Kiran lets both Rex and Painted Wolf in on bits of his plan to make Web information free to all, but both are concerned that his methods may not be legal or ethical. The young entrepreneur believes he must create a revolution filled with extreme chaos and even loss of life in order for the world to come around to his way of thinking. Painted Wolf discovers a disk with information about Kiran’s underhanded dealings in China. To Painted Wolf’s chagrin, she realizes her father is somehow mixed up in this.

An intense battle of machines, including a remote-controlled centipede, ends in victory for Tunde’s team in the Game. Rex learns his program has discovered Teo’s location. After one victorious moment where the kids feel they can breathe a sigh of relief, police arrive and arrest Rex. They accuse him of hacking into the computer and causing a major security breach impacting high-level agencies all over the globe.

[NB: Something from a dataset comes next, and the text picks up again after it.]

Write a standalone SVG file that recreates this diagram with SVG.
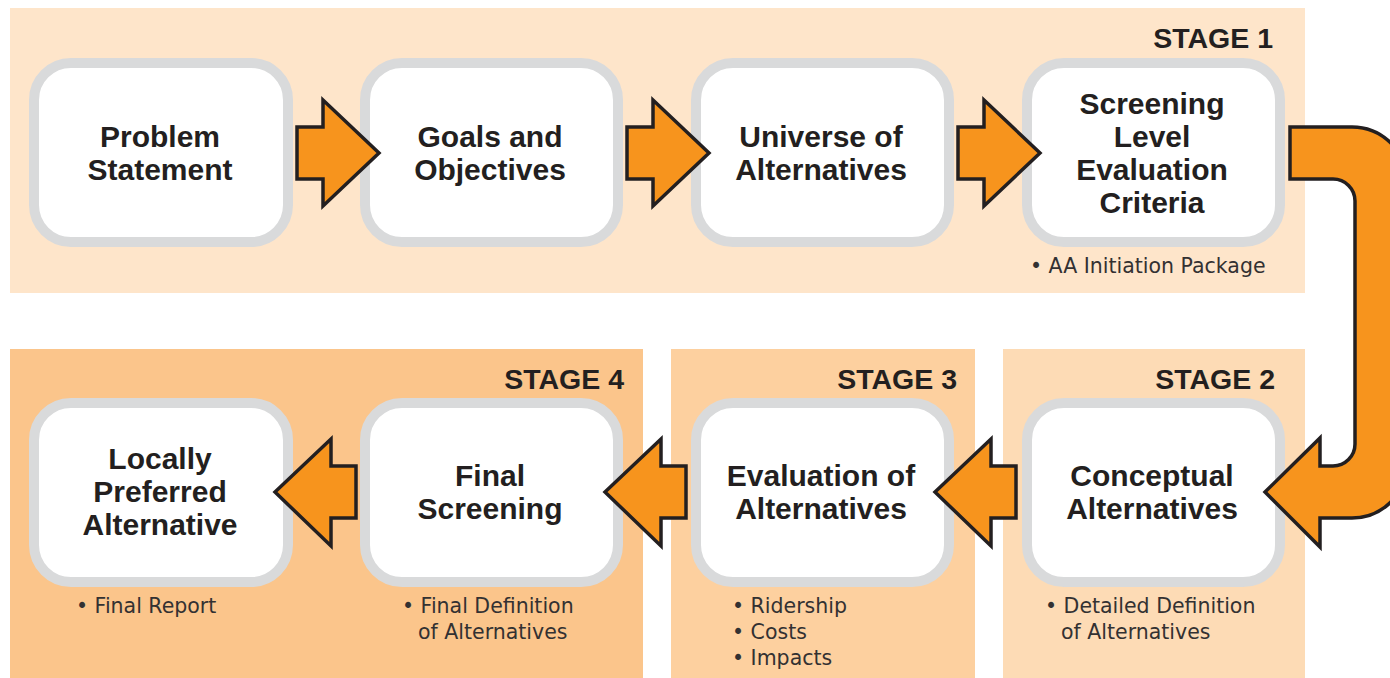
<svg xmlns="http://www.w3.org/2000/svg" width="1390" height="678" viewBox="0 0 1390 678">
<style>
.box{fill:#FFFFFF;stroke:#D9DADB;stroke-width:10}
.title{font-family:"Liberation Sans",Arial,sans-serif;font-weight:bold;font-size:30px;fill:#231F20;text-anchor:middle}
.stage{font-family:"Liberation Sans",Arial,sans-serif;font-weight:bold;font-size:28.5px;fill:#231F20;text-anchor:end}
.note{font-family:"DejaVu Sans",sans-serif;font-size:20.5px;fill:#333132}
.arrow{fill:#F7941D;stroke:#231F20;stroke-width:3.5;stroke-linejoin:miter}
</style>
<rect width="1390" height="678" fill="#FFFFFF"/>
<g id="stages">
<rect id="stage1-bg" x="10" y="8" width="1295" height="285" fill="#FEE5CA"/>
<rect id="stage2-bg" x="1003" y="349" width="302" height="329" fill="#FDDBB5"/>
<rect id="stage3-bg" x="671" y="349" width="304" height="329" fill="#FDD09F"/>
<rect id="stage4-bg" x="10" y="349" width="633" height="329" fill="#FBC58B"/>
<text class="stage" x="1273" y="48">STAGE 1</text>
<text class="stage" x="1275" y="389">STAGE 2</text>
<text class="stage" x="957" y="389">STAGE 3</text>
<text class="stage" x="624" y="389">STAGE 4</text>
</g>
<g id="n1"><rect class="box" x="34" y="63" width="254" height="179" rx="37"/>
<text class="title"><tspan x="160" y="147">Problem</tspan><tspan x="160" y="180">Statement</tspan></text></g>
<g id="n2"><rect class="box" x="365" y="63" width="253" height="179" rx="37"/>
<text class="title"><tspan x="490" y="147">Goals and</tspan><tspan x="490" y="180">Objectives</tspan></text></g>
<g id="n3"><rect class="box" x="696" y="63" width="253" height="179" rx="37"/>
<text class="title"><tspan x="821" y="147">Universe of</tspan><tspan x="821" y="180">Alternatives</tspan></text></g>
<g id="n4"><rect class="box" x="1027" y="63" width="253" height="179" rx="37"/>
<text class="title"><tspan x="1152" y="114">Screening</tspan><tspan x="1152" y="147">Level</tspan><tspan x="1152" y="180">Evaluation</tspan><tspan x="1152" y="213">Criteria</tspan></text>
<text class="note" x="1030" y="273">• AA Initiation Package</text></g>
<g id="n5"><rect class="box" x="1027" y="403" width="253" height="179" rx="37"/>
<text class="title"><tspan x="1152" y="486">Conceptual</tspan><tspan x="1152" y="519">Alternatives</tspan></text>
<text class="note" x="1045" y="613">• Detailed Definition</text>
<text class="note" x="1061" y="639">of Alternatives</text></g>
<g id="n6"><rect class="box" x="696" y="403" width="253" height="179" rx="37"/>
<text class="title"><tspan x="821" y="486">Evaluation of</tspan><tspan x="821" y="519">Alternatives</tspan></text>
<text class="note" x="732" y="613">• Ridership</text>
<text class="note" x="732" y="639">• Costs</text>
<text class="note" x="732" y="665">• Impacts</text></g>
<g id="n7"><rect class="box" x="365" y="403" width="253" height="179" rx="37"/>
<text class="title"><tspan x="490" y="486">Final</tspan><tspan x="490" y="519">Screening</tspan></text>
<text class="note" x="402" y="613">• Final Definition</text>
<text class="note" x="418" y="639">of Alternatives</text></g>
<g id="n8"><rect class="box" x="34" y="403" width="254" height="179" rx="37"/>
<text class="title"><tspan x="160" y="469">Locally</tspan><tspan x="160" y="502">Preferred</tspan><tspan x="160" y="535">Alternative</tspan></text>
<text class="note" x="76" y="613">• Final Report</text></g>
<g id="connectors">
<polygon class="arrow" points="297,127 323,127 323,100 379,153 323,206 323,179 297,179"/>
<polygon class="arrow" points="627,127 653,127 653,100 709,153 653,206 653,179 627,179"/>
<polygon class="arrow" points="958,127 984,127 984,100 1040,153 984,206 984,179 958,179"/>
<path class="arrow" d="M1290,127 L1352,127 A55,55 0 0 1 1407,182 L1407,463 A55,55 0 0 1 1352,518 L1320,518 L1320,547 L1265,492 L1320,438 L1320,466 L1333,466 A22,22 0 0 0 1355,444 L1355,201 A22,22 0 0 0 1333,179 L1290,179 Z"/>
<polygon class="arrow" points="935,492 991,439 991,466 1016,466 1016,518 991,518 991,546"/>
<polygon class="arrow" points="605,492 661,439 661,466 686,466 686,518 661,518 661,546"/>
<polygon class="arrow" points="275,492 331,439 331,466 356,466 356,518 331,518 331,546"/>
</g>
</svg>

This is the biggest cyber leak ever and could change the course of history. Rex is confused. He finally confesses to running the Walkabout program on the quantum computer. Agents don’t believe him when he says he had nothing to do with any of the breaches.

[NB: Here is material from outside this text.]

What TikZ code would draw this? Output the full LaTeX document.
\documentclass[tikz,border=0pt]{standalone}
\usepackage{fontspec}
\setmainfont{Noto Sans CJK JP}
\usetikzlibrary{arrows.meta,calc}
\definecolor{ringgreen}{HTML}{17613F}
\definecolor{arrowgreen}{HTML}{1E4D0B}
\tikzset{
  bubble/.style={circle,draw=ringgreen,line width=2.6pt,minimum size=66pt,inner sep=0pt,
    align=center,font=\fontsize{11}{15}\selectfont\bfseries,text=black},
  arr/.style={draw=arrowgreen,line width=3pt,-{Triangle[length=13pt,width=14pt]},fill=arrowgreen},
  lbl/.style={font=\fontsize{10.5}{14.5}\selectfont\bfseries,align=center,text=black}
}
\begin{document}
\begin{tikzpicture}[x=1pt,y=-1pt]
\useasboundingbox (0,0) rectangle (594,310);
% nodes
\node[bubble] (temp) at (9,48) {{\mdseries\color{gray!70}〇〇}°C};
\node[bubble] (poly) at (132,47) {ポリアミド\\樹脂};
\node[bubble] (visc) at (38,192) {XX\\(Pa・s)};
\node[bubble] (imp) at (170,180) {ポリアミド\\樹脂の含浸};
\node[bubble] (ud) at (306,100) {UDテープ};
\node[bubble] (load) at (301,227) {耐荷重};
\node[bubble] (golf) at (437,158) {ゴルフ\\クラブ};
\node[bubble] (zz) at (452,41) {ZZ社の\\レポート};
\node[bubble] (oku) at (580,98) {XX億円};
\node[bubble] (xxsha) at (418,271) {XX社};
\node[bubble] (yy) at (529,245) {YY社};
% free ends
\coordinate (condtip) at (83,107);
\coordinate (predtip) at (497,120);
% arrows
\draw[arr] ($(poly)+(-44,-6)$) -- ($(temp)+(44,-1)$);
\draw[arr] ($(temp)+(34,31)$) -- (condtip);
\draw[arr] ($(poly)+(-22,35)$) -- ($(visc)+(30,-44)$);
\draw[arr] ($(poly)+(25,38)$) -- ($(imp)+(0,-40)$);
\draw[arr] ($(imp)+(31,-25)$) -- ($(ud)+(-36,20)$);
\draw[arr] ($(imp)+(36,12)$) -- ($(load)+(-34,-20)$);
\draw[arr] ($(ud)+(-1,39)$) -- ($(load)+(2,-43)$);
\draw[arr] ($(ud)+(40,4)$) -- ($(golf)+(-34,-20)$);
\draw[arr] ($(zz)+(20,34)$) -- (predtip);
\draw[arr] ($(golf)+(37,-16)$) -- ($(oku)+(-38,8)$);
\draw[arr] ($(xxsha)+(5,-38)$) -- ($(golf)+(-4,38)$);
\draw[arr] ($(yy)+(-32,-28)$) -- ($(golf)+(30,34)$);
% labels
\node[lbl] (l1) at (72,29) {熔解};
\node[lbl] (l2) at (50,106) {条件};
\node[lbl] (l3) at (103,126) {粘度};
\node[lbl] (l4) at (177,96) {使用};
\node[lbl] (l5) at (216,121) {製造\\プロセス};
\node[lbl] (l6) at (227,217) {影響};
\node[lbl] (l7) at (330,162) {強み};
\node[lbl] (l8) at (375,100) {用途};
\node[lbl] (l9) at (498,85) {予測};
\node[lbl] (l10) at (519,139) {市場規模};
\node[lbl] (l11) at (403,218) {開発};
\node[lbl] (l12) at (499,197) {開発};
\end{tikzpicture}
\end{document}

Rex waits in a detention center. He learns Kiran is behind the breach. Painted Wolf, Tunde and some of their new, brainy friends create disguises and paperwork that allow them to break Rex out. As the story ends, the kids are determined to find evidence to clear Rex. They’re on the run from the FBI, and the agency traces them to the last known residence of Teo Huerta.

Christian Beliefs

None

Other Belief Systems

The logo for Kiran’s company is Shiva, the Hindu god of destruction and transformation. Beneath its feet is Apasmara, a Hindu demon of ignorance. Kiran says Hindu mythology teaches ignorance can’t be completely removed from the culture without throwing things out of balance. Kiran names teams in the Game after Hindu gods.

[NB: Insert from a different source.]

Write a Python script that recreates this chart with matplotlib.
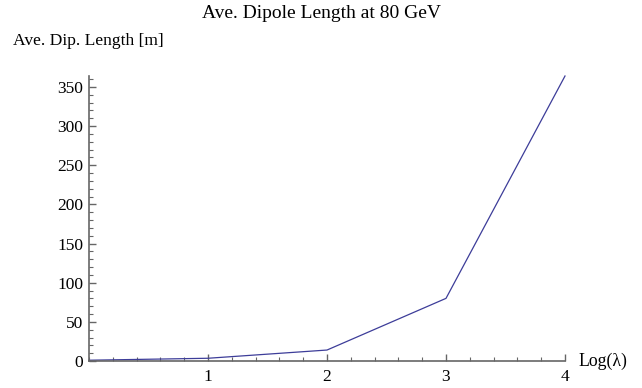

Rex says he bargains with every higher power he can think of to get his brother back. After Teo says he’s gone on a walkabout, Rex researches the word. It was something young Aboriginal Australian men did as a rite of passage, to see how long they could survive alone in the outback. It was considered a sacred event. The person could cross over into a spiritual plane where past, present and future overlapped. This plane was called Dreamtime, and it allowed the individual to talk to his ancestors and get the answers to all of life’s big questions.

Authority Roles

None of the main characters’ parents know much, if anything, about their online activities and abilities. The kids know their families’ safety would be jeopardized if their governments were to discover what they were doing. Kiran, who isn’t much older than the LODGE members, uses underhanded means to create chaos. He believes this will lead to radical change for the online world.

Profanity & Violence

The Lord’s name is used in vain a few times. Crap, bulls—, p—, a–, d–n, h— and heck appear a time or two each.

Sexual Content

None

Discussion Topics

Get free discussion questions for this book and others, at FocusOnTheFamily.com/discuss-books.

Additional Comments

Lying: Painted Wolf says everyone in her culture lies to get what they want. She says they don’t simply accept lying, but they embrace it to the point that it doesn’t even seem immoral. Chinese people would think you were naïve and stupid if you were honest and straightforward, she says. Rex lies to his friends and parents about having received an invitation to the Game. He is caught in this and other lies. He feels remorse for his lies but also feels he must get to Boston to help his friends in their time of need.

Drunkenness: Uncle Bobby, who is really just a friend of Rex’s father, sometimes shows up at the house drunk, singing Mexican folk songs.